[OBJECTIVE]: Copy out the whole listing exactly as written, leaving the pictures behind.

[COLLECTED MATERIAL]:
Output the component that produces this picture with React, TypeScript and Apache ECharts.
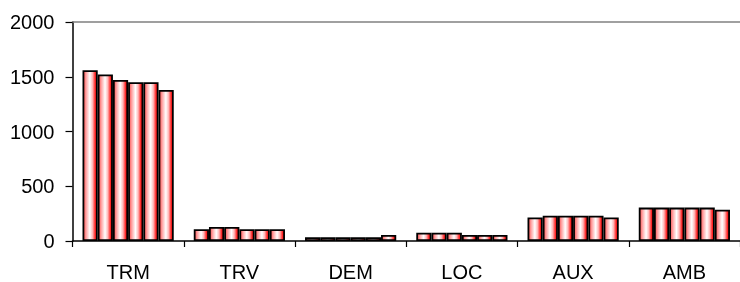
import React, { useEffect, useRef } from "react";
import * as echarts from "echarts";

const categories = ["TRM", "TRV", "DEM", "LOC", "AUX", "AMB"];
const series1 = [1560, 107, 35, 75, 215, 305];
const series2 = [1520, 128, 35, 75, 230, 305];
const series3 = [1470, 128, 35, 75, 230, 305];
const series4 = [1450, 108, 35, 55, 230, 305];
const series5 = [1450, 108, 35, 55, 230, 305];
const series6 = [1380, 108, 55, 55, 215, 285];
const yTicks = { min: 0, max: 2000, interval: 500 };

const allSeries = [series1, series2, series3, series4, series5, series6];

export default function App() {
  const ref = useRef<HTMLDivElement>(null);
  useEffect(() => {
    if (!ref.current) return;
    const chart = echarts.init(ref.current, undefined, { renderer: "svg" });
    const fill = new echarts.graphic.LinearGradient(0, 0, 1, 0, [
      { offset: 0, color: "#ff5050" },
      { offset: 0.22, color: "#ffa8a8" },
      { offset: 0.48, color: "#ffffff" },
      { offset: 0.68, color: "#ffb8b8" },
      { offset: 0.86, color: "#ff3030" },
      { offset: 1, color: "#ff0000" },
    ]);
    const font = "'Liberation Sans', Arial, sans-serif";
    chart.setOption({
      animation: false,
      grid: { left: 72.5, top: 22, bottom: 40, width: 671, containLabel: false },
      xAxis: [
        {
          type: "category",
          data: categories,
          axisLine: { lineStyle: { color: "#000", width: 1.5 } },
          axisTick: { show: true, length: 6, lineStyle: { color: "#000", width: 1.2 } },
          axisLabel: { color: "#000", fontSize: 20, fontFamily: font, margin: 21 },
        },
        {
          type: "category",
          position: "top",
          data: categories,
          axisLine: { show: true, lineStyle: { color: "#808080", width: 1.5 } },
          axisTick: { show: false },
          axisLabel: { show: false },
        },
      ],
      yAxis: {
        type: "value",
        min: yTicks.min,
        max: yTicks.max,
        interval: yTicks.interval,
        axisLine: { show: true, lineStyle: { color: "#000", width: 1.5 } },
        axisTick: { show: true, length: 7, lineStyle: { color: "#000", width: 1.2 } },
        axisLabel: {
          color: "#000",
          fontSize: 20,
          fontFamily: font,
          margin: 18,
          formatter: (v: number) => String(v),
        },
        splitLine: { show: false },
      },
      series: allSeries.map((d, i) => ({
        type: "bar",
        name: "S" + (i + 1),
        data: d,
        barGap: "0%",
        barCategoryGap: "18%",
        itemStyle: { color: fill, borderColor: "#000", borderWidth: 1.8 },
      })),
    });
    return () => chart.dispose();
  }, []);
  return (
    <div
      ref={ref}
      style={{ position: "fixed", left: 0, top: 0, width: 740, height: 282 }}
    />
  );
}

[RESPONSE FOR THIS EXERCISE]:
Output the component that produces this picture with React, TypeScript and Apache ECharts.
import React, { useEffect, useRef } from "react";
import * as echarts from "echarts";

const categories = ["TRM", "TRV", "DEM", "LOC", "AUX", "AMB"];
const series1 = [1560, 107, 35, 75, 215, 305];
const series2 = [1520, 128, 35, 75, 230, 305];
const series3 = [1470, 128, 35, 75, 230, 305];
const series4 = [1450, 108, 35, 55, 230, 305];
const series5 = [1450, 108, 35, 55, 230, 305];
const series6 = [1380, 108, 55, 55, 215, 285];
const yTicks = { min: 0, max: 2000, interval: 500 };

const allSeries = [series1, series2, series3, series4, series5, series6];

export default function App() {
  const ref = useRef<HTMLDivElement>(null);
  useEffect(() => {
    if (!ref.current) return;
    const chart = echarts.init(ref.current, undefined, { renderer: "svg" });
    const fill = new echarts.graphic.LinearGradient(0, 0, 1, 0, [
      { offset: 0, color: "#ff5050" },
      { offset: 0.22, color: "#ffa8a8" },
      { offset: 0.48, color: "#ffffff" },
      { offset: 0.68, color: "#ffb8b8" },
      { offset: 0.86, color: "#ff3030" },
      { offset: 1, color: "#ff0000" },
    ]);
    const font = "'Liberation Sans', Arial, sans-serif";
    chart.setOption({
      animation: false,
      grid: { left: 72.5, top: 22, bottom: 40, width: 671, containLabel: false },
      xAxis: [
        {
          type: "category",
          data: categories,
          axisLine: { lineStyle: { color: "#000", width: 1.5 } },
          axisTick: { show: true, length: 6, lineStyle: { color: "#000", width: 1.2 } },
          axisLabel: { color: "#000", fontSize: 20, fontFamily: font, margin: 21 },
        },
        {
          type: "category",
          position: "top",
          data: categories,
          axisLine: { show: true, lineStyle: { color: "#808080", width: 1.5 } },
          axisTick: { show: false },
          axisLabel: { show: false },
        },
      ],
      yAxis: {
        type: "value",
        min: yTicks.min,
        max: yTicks.max,
        interval: yTicks.interval,
        axisLine: { show: true, lineStyle: { color: "#000", width: 1.5 } },
        axisTick: { show: true, length: 7, lineStyle: { color: "#000", width: 1.2 } },
        axisLabel: {
          color: "#000",
          fontSize: 20,
          fontFamily: font,
          margin: 18,
          formatter: (v: number) => String(v),
        },
        splitLine: { show: false },
      },
      series: allSeries.map((d, i) => ({
        type: "bar",
        name: "S" + (i + 1),
        data: d,
        barGap: "0%",
        barCategoryGap: "18%",
        itemStyle: { color: fill, borderColor: "#000", borderWidth: 1.8 },
      })),
    });
    return () => chart.dispose();
  }, []);
  return (
    <div
      ref={ref}
      style={{ position: "fixed", left: 0, top: 0, width: 740, height: 282 }}
    />
  );
}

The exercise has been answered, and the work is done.